I don’t know if the title is apropos, but this may or may not be the final post about the internship. I’ll mainly be concentrating on finishing my paper, so I’ll do what work I can on the CMS. For the past week I’ve been: changing the theme for the fourth time (it’s more or less the same), adding a navigation bar with dropdown menu; changing the site from a three column setup to a two column to match the original site more; adding a lot of content from the old site and styling it appropriately (making it look like the old site as much as possible). The following are some final(?) screenshots:
The dropdown module that I added.
The original dropdown on the WAHomeowners site.
I moved the dropdown to the left side of the site because it was covering up the left sidebar. Since this is only a working example for them, I didn’t see any problem with this.
The next screenshots are of some of the content I added from the old site to the new site. This was a little time consuming and involved inserting some good ‘ol HTML:
This is the original “Mortgage Rates And Points” page.
The new “Mortgage Rates And Points” page.
I obviously am missing some images still. I felt that it was more important to get some info up there and style it as close to the original as possible, with the limited amount of time I had left.
These screenshots are of some of the backend of the Drupal site. If you’ve never worked with a backend before, it can sometimes look radically different than what appears on the frontend.
This is a shot of the “Input settings” portion of the backend.
You have two choices when inserting HTML into content in Drupal. Here, I’ve chosen “Full HTML” because while “Filtered HTML” recognizes the anchor tags (<a>), it doesn’t recognize the header 2 tag (<h2>).
A more complicated page, the “Financial Assistance Programs in Washington State” original page.
The new “Financial Assistance Programs in Washington State” page.
This page was harder to do because it technically involves PHP scripts calling various nested pages. I wasn’t sure how to pull this off in Drupal. So I created a separate page for each one and just had the links refer to each.
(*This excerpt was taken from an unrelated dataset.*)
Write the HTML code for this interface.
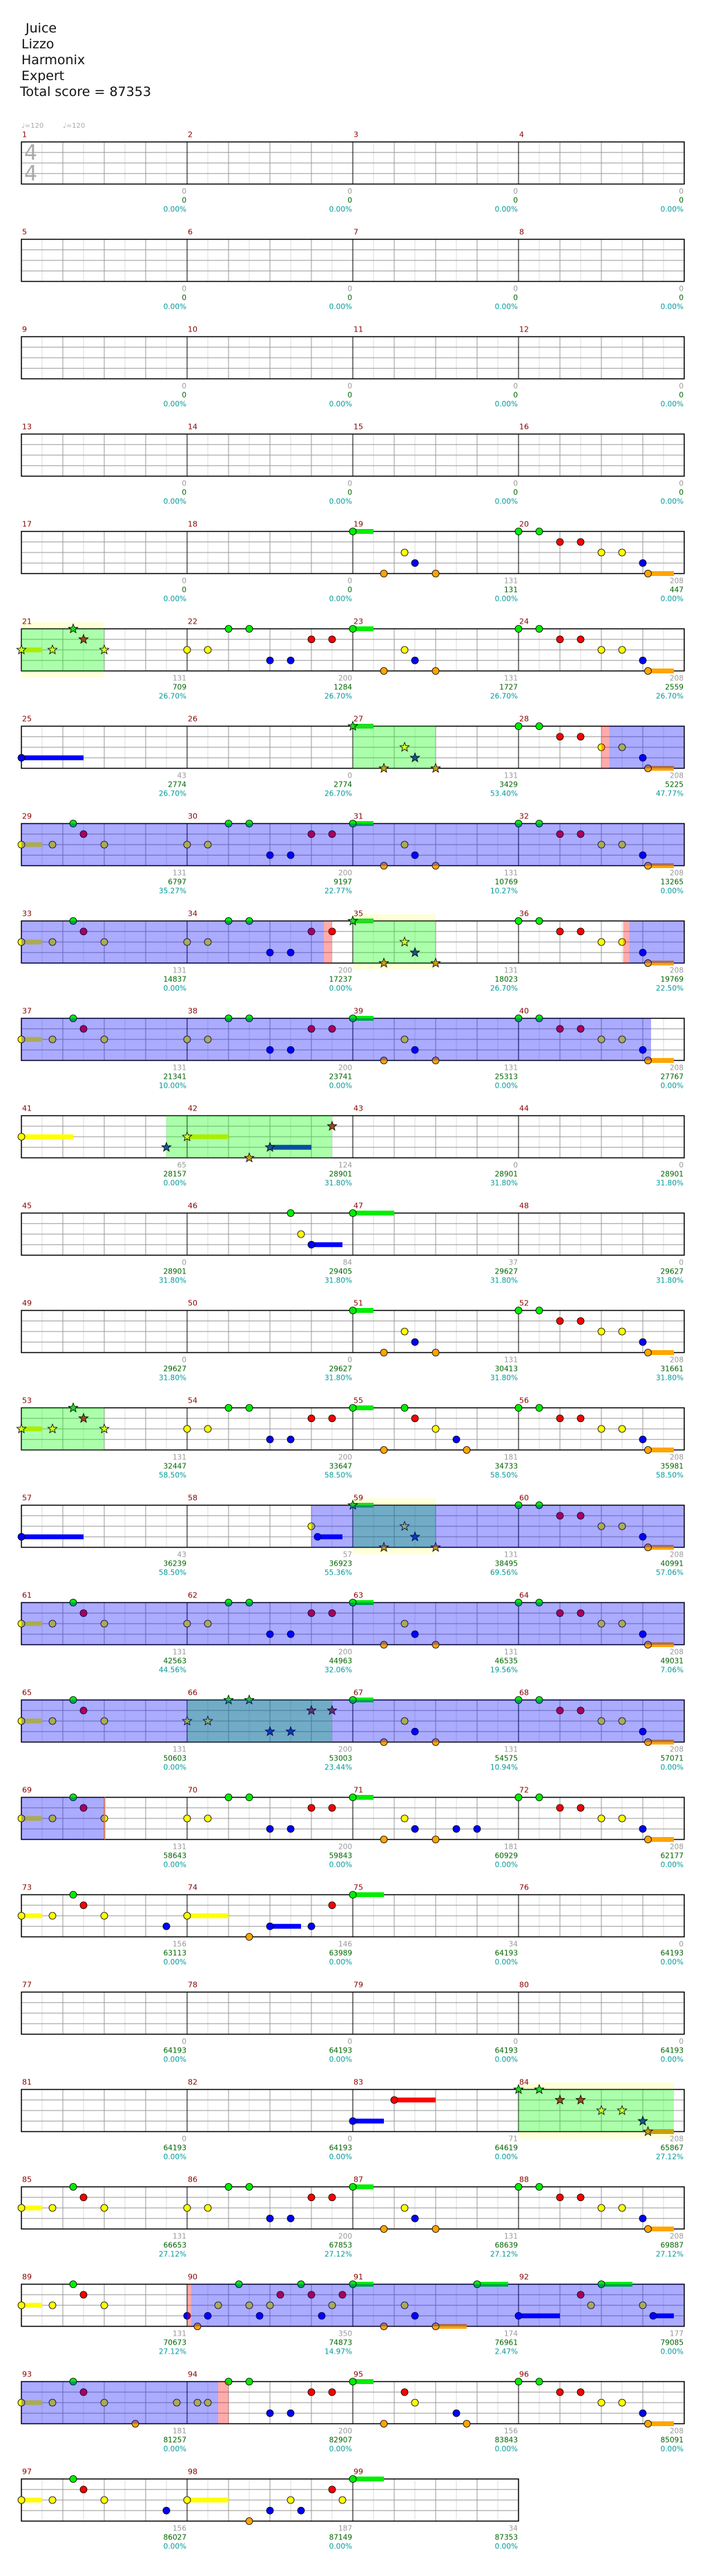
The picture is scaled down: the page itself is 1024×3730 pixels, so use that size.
<!DOCTYPE html>
<html><head><meta charset="utf-8">
<style>
html,body{margin:0;padding:0;background:#fff;}
body{width:1024px;height:3730px;overflow:hidden;position:relative;}
#hdr{position:absolute;left:31px;top:30px;font-family:"DejaVu Sans","Liberation Sans",sans-serif;font-size:19px;line-height:23px;color:#111;}
svg{position:absolute;left:0;top:0;}
</style></head><body>
<div id="hdr">&nbsp;Juice<br>Lizzo<br>Harmonix<br>Expert<br><span style="margin-left:-2px">Total score = 87353</span></div>
<svg id="s" width="1024" height="3730" xmlns="http://www.w3.org/2000/svg"></svg>
<script>
var C=["#00ee00","#ff0000","#ffff00","#0000ff","#ffa500"];
var SC=["#22dd22","#a04a10","#ccff22","#105a90","#c8a010"];
var SSC=["#22dd22","#a04a10","#aaee00","#0050a0","#c8a010"];
var A=[[0,0,2],[4,3],[2,5],[3,6],[4,8]];
var B=[[0,0],[0,2],[1,4],[1,6],[2,8],[2,10],[3,12],[4,12.5,15]];
var Cp=[[2,0,2],[2,3],[0,5],[1,6],[2,8]];
var D=[[2,0],[2,2],[0,4],[0,6],[3,8],[3,10],[1,12],[1,14]];
function st(p){return p.map(function(n){return [n[0],n[1],n[2],1];});}
var M={};
M[19]=A;M[20]=B;M[21]=st(Cp);M[22]=D;M[23]=A;M[24]=B;M[25]=[[3,0,6]];
M[27]=st(A);M[28]=B;M[29]=Cp;M[30]=D;M[31]=A;M[32]=B;M[33]=Cp;M[34]=D;M[35]=st(A);M[36]=B;
M[37]=Cp;M[38]=D;M[39]=A;M[40]=B;M[41]=[[2,0,5],[3,14,0,1]];M[42]=st([[2,0,4],[4,6],[3,8,12],[1,14]]);
M[46]=[[0,10],[2,11],[3,12,15]];M[47]=[[0,0,4]];M[51]=A;M[52]=B;M[53]=st(Cp);M[54]=D;
M[55]=[[0,0,2],[4,3],[0,5],[1,6],[2,8],[3,10],[4,11]];M[56]=B;M[57]=[[3,0,6]];M[58]=[[2,12],[3,12.6,15]];
M[59]=st(A);M[60]=B;M[61]=Cp;M[62]=D;M[63]=A;M[64]=B;M[65]=Cp;M[66]=st(D);M[67]=A;M[68]=B;
M[69]=Cp;M[70]=D;M[71]=A.concat([[3,10],[3,12]]);M[72]=B;M[73]=Cp.concat([[3,14]]);
M[74]=[[2,0,4],[4,6],[3,8,11],[3,12],[1,14]];M[75]=[[0,0,3]];M[83]=[[3,0,3],[1,4,8]];M[84]=st(B);
M[85]=Cp;M[86]=D;M[87]=A;M[88]=B;M[89]=Cp;
M[90]=[[3,0],[4,1],[3,2],[2,3],[0,5],[2,6],[3,7],[2,8],[1,9],[0,11],[1,12],[3,13],[2,14],[1,15]];
M[91]=[[0,0,2],[4,3],[2,5],[3,6],[4,8,11],[0,12,15]];
M[92]=[[3,0,4],[1,6],[2,7],[0,8,11],[2,12],[3,13,15]];
M[93]=Cp.concat([[4,11],[2,15]]);M[94]=[[2,1],[2,2],[0,4],[0,6],[3,8],[3,10],[1,12],[1,14]];
M[95]=[[0,0,2],[4,3],[1,5],[2,6],[3,10],[4,11]];M[96]=B;M[97]=Cp.concat([[3,14]]);
M[98]=[[2,0,4],[4,6],[3,8],[2,10],[3,11],[1,14],[2,15]];M[99]=[[0,0,3]];
var N={};
function setN(m,a,b,c){N[m]=[a,b,c];}
var nd="17,0,0,0.00;18,0,0,0.00;19,131,131,0.00;20,208,447,0.00;21,131,709,26.70;22,200,1284,26.70;23,131,1727,26.70;24,208,2559,26.70;25,43,2774,26.70;26,0,2774,26.70;27,131,3429,53.40;28,208,5225,47.77;29,131,6797,35.27;30,200,9197,22.77;31,131,10769,10.27;32,208,13265,0.00;33,131,14837,0.00;34,200,17237,0.00;35,131,18023,26.70;36,208,19769,22.50;37,131,21341,10.00;38,200,23741,0.00;39,131,25313,0.00;40,208,27767,0.00;41,65,28157,0.00;42,124,28901,31.80;43,0,28901,31.80;44,0,28901,31.80;45,0,28901,31.80;46,84,29405,31.80;47,37,29627,31.80;48,0,29627,31.80;49,0,29627,31.80;50,0,29627,31.80;51,131,30413,31.80;52,208,31661,31.80;53,131,32447,58.50;54,200,33647,58.50;55,181,34733,58.50;56,208,35981,58.50;57,43,36239,58.50;58,57,36923,55.36;59,131,38495,69.56;60,208,40991,57.06;61,131,42563,44.56;62,200,44963,32.06;63,131,46535,19.56;64,208,49031,7.06;65,131,50603,0.00;66,200,53003,23.44;67,131,54575,10.94;68,208,57071,0.00;69,131,58643,0.00;70,200,59843,0.00;71,181,60929,0.00;72,208,62177,0.00;73,156,63113,0.00;74,146,63989,0.00;75,34,64193,0.00;76,0,64193,0.00;77,0,64193,0.00;78,0,64193,0.00;79,0,64193,0.00;80,0,64193,0.00;81,0,64193,0.00;82,0,64193,0.00;83,71,64619,0.00;84,208,65867,27.12;85,131,66653,27.12;86,200,67853,27.12;87,131,68639,27.12;88,208,69887,27.12;89,131,70673,27.12;90,350,74873,14.97;91,174,76961,2.47;92,177,79085,0.00;93,181,81257,0.00;94,200,82907,0.00;95,156,83843,0.00;96,208,85091,0.00;97,156,86027,0.00;98,187,87149,0.00;99,34,87353,0.00";
nd.split(";").forEach(function(r){var p=r.split(",");setN(+p[0],p[1],p[2],p[3]+"%");});
for(var i=1;i<=16;i++)setN(i,"0","0","0.00%");
function T(r){return 205.5+r*141;}
function pos(m,s){var g=(m-1)*16+s;return g;}
function gx(g){var r=Math.floor(g/64);return {r:r,x:31+(g-r*64)*15};}
var o=[];
function rng(m1,s1,m2,s2,fill,ext){
  var g1=pos(m1,s1),g2=pos(m2,s2);
  while(g1<g2-0.001){
    var r=Math.floor(g1/64+1e-9),end=Math.min(g2,(r+1)*64);
    var x1=31+(g1-r*64)*15,x2=31+(end-r*64)*15,t=T(r);
    o.push('<rect x="'+x1+'" y="'+(t-ext)+'" width="'+(x2-x1)+'" height="'+(61+2*ext)+'" fill="'+fill+'"/>');
    g1=end;
  }
}
// yellow bgs
[[21,0,21,8],[35,0,35,8],[59,0,59,8],[84,0,84,15]].forEach(function(a){rng(a[0],a[1],a[2],a[3],"#ffffd8",10);});
// staffs
for(var r=0;r<25;r++){
  var t=T(r),nm=(r==24)?3:4,w=nm*240;
  o.push('<rect x="31" y="'+t+'" width="'+w+'" height="61" fill="#fff"/>');
  for(var k=0;k<nm*8;k++){var x=31+k*30;if(k%2)o.push('<line x1="'+x+'" y1="'+t+'" x2="'+x+'" y2="'+(t+61)+'" stroke="#ddd" stroke-width="1"/>');}
  for(var k=0;k<nm*4;k++){if(k%4){var x=31+k*60;o.push('<line x1="'+x+'" y1="'+t+'" x2="'+x+'" y2="'+(t+61)+'" stroke="#999" stroke-width="1"/>');}}
  for(var j=1;j<4;j++){var y=t+j*15.25;o.push('<line x1="31" y1="'+y+'" x2="'+(31+w)+'" y2="'+y+'" stroke="#999" stroke-width="1"/>');}
  for(var k=1;k<nm;k++){var x=31+k*240;o.push('<line x1="'+x+'" y1="'+t+'" x2="'+x+'" y2="'+(t+61)+'" stroke="#000" stroke-width="1"/>');}
  o.push('<rect x="31" y="'+t+'" width="'+w+'" height="61" fill="none" stroke="#000" stroke-width="1.5"/>');
}
// star regions
[[21,0,21,8],[27,0,27,8],[35,0,35,8],[41,14,42,14],[53,0,53,8],[59,0,59,8],[66,0,66,14],[84,0,84,15]].forEach(function(a){rng(a[0],a[1],a[2],a[3],"rgba(0,255,0,0.33)",0);});
// notes
function star(cx,cy,R,f){var p=[];for(var i=0;i<10;i++){var a=-Math.PI/2+i*Math.PI/5,rr=(i%2)?R*0.42:R;p.push((cx+rr*Math.cos(a)).toFixed(1)+","+(cy+rr*Math.sin(a)).toFixed(1));}
 return '<polygon points="'+p.join(" ")+'" fill="'+f+'" stroke="#000" stroke-width="0.8"/>';}
var sus=[],heads=[];
for(var m in M){
  m=+m;var r=Math.floor((m-1)/4),c=(m-1)%4,t=T(r);
  M[m].forEach(function(n){
    var x=31+c*240+n[1]*15,y=t+n[0]*15.25;
    if(n[2]){var x2=31+c*240+n[2]*15;sus.push('<rect x="'+x+'" y="'+(y-3.5)+'" width="'+(x2-x)+'" height="7" fill="'+(n[3]?SSC[n[0]]:C[n[0]])+'"/>');}
    if(n[3])heads.push(star(x,y,7,SC[n[0]]));
    else heads.push('<circle cx="'+x+'" cy="'+y+'" r="5" fill="'+C[n[0]]+'" stroke="#000" stroke-width="0.8"/>');
  });
}
o=o.concat(sus,heads);
// overlays
var BL="rgba(0,0,255,0.33)",PK="rgba(255,0,0,0.33)";
rng(28,8,28,8.75,PK,0);rng(28,8.75,29,0,BL,0);
rng(29,0,34,13.2,BL,0);rng(34,13.2,34,14,PK,0);
rng(36,10.1,36,10.7,PK,0);rng(36,10.7,40,12.8,BL,0);
rng(58,12,69,8,BL,0);rng(69,8,69,8.1,"#f08040",0);
rng(90,0,90,0.4,PK,0);rng(90,0.4,94,3,BL,0);rng(94,3,94,4,PK,0);
// texts
var F='font-family="DejaVu Sans,Liberation Sans,sans-serif"';
o.push('<text x="31" y="185" '+F+' font-size="10" fill="#aaa">&#9833;=120</text>');
o.push('<text x="91" y="185" '+F+' font-size="10" fill="#aaa">&#9833;=120</text>');
o.push('<text x="35" y="231" '+F+' font-size="30" fill="#aaa">4</text>');
o.push('<text x="35" y="261" '+F+' font-size="30" fill="#aaa">4</text>');
for(var m=1;m<=99;m++){
  var r=Math.floor((m-1)/4),c=(m-1)%4,t=T(r),x=31+c*240;
  o.push('<text x="'+(x+1)+'" y="'+(t-7)+'" '+F+' font-size="11" fill="#8b0000">'+m+'</text>');
  var nn=N[m],xe=x+239;
  o.push('<text x="'+xe+'" y="'+(t+75)+'" '+F+' font-size="10.5" fill="#999" text-anchor="end">'+nn[0]+'</text>');
  o.push('<text x="'+xe+'" y="'+(t+88)+'" '+F+' font-size="10.5" fill="#006400" text-anchor="end">'+nn[1]+'</text>');
  o.push('<text x="'+xe+'" y="'+(t+101)+'" '+F+' font-size="10.5" fill="#009999" text-anchor="end">'+nn[2]+'</text>');
}
o.push('<text x="1015" y="3589" '+F+' font-size="11" fill="#8b0000"></text>');
document.getElementById("s").innerHTML=o.join("");
</script>
</body></html>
A screenshot of the backend of the new “Financial Assistance Programs in Washington State” page.
As you can see, this also required “Full HTML” settings. A header 1 tag, an image placed inline (via the Image Attach module), escape characters, anchors, and unordered lists. It took me hours to do these six pages.
Finally, here are some screenshots of the DHTML menu that appears in the left sidebar. You can set which expandable menus get these. I set it so every one of them that appear in said left sidebar gets it. I tried to capture the effect. It was harder then it looks.
A shot of the menu collapsed.
An attempted shot of the menu expanding.
Finally, what it looks like after it’s expanded.
This is as far as I’ve gotten. I’m going to try and put the site up onto my own personal space and then have some people create accounts and add more content. I may or may not add more modules before the end of the quarter. We’ll see.
Mike Longmire
I have to say that looking back on the color scheme/design, it sucks. Blah.